Achèvement de la transformation en instituts
Dans de telles conditions, Perron prit sans tarder les mesures à l'origine de la réalisation qui s'est gravée le plus profondément dans les mémoires : le passage du CNRC au modèle des instituts que Bruce Doern, chercheur en politiques publiques de l'Université Carleton et auteur de l'ouvrage The National Research Council in the Innovation Policy Era (University of Toronto Press, 2002), qualifia de « revirement complet de sa structure ».
Doern écrit que Perron utilisait « les objectifs de revenus comme principal substitut au rendement », partant du principe qu'un « institut doté de multiples installations devrait viser des rentrées plus élevées, car il effectuerait des essais et dispenserait des services par définition ».
Les nouveaux instituts furent conçus pour être relativement autonomes et interdisciplinaires, le CNRC devenant en quelque sorte une société de portefeuille. Gravitant autour de technologies clés — dont bon nombre suscitaient l'intérêt de l'industrie —, les instituts étaient pourvus d'un comité consultatif piloté par des entreprises et étaient tenus de déposer un rapport annuel ainsi qu'un plan d'activité s'appuyant sur des objectifs de rendement et de revenus. Pareils changements avaient la faveur du gouvernement fédéral, et furent applaudis par le Conseil consultatif des sciences et de la technologie, groupe consultatif noyauté par l'industrie que le gouvernement avait mis sur pied et qui avait pour réputation d'inciter les laboratoires fédéraux à se tourner davantage vers l'industrie.

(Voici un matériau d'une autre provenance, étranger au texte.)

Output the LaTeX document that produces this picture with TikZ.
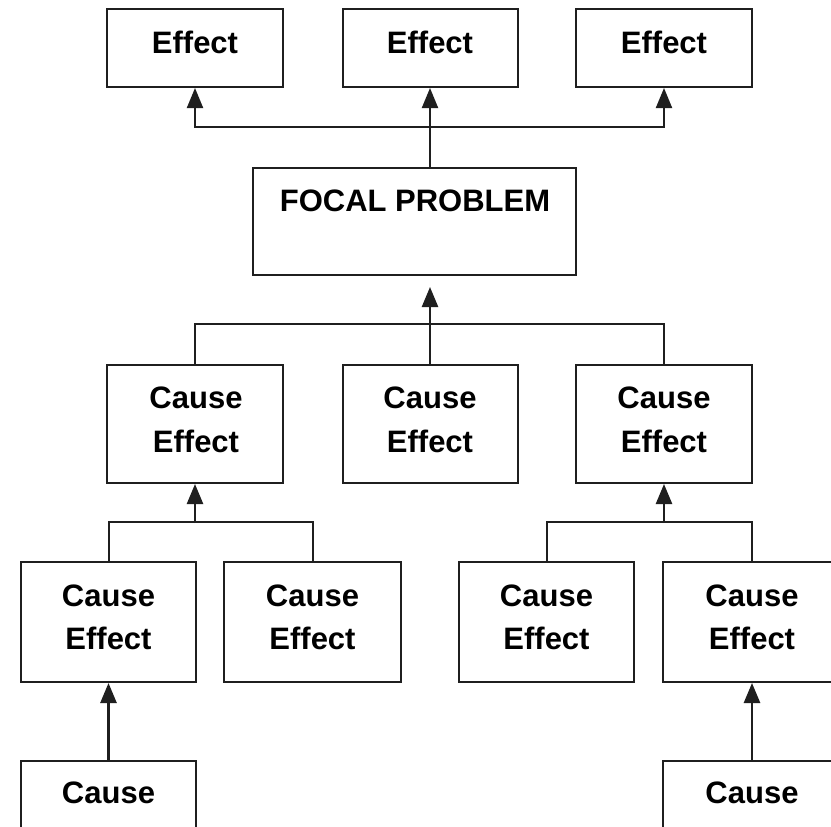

« Pendant des décennies, le CNRC a fait appel à des groupes consultatifs externes et à des comités associés pour parfaire la planification et l'évaluation de ses travaux de recherche. En septembre 1990, ses dirigeants ont adopté une approche plus systématique en ce qui concerne les réactions extérieures à l'égard des plans et priorités des instituts et programmes. Une commission consultative a été créée pour chaque institut et grand programme du CNRC et comprend des scientifiques, des ingénieurs et des chefs d'entreprise canadiens et étrangers. Ces commissions permettent une approche systématique pour associer les intervenants traitant avec le Conseil au processus de planification et de gestion. »
« Tout a changé. Perron avait choisi cette solution parce qu'il voulait que la plaque sur la porte signifie quelque chose et que les instituts apprennent à se gérer eux-mêmes », reprend Willis. « Nous (les cadres supérieurs du CNRC) étions là pour guider stratégiquement le président et conseiller les instituts sur les plans de l'administration et de la logistique. Mon rôle consistait à les aider de nombreuses manières, pas l'inverse. Le changement était extrême. »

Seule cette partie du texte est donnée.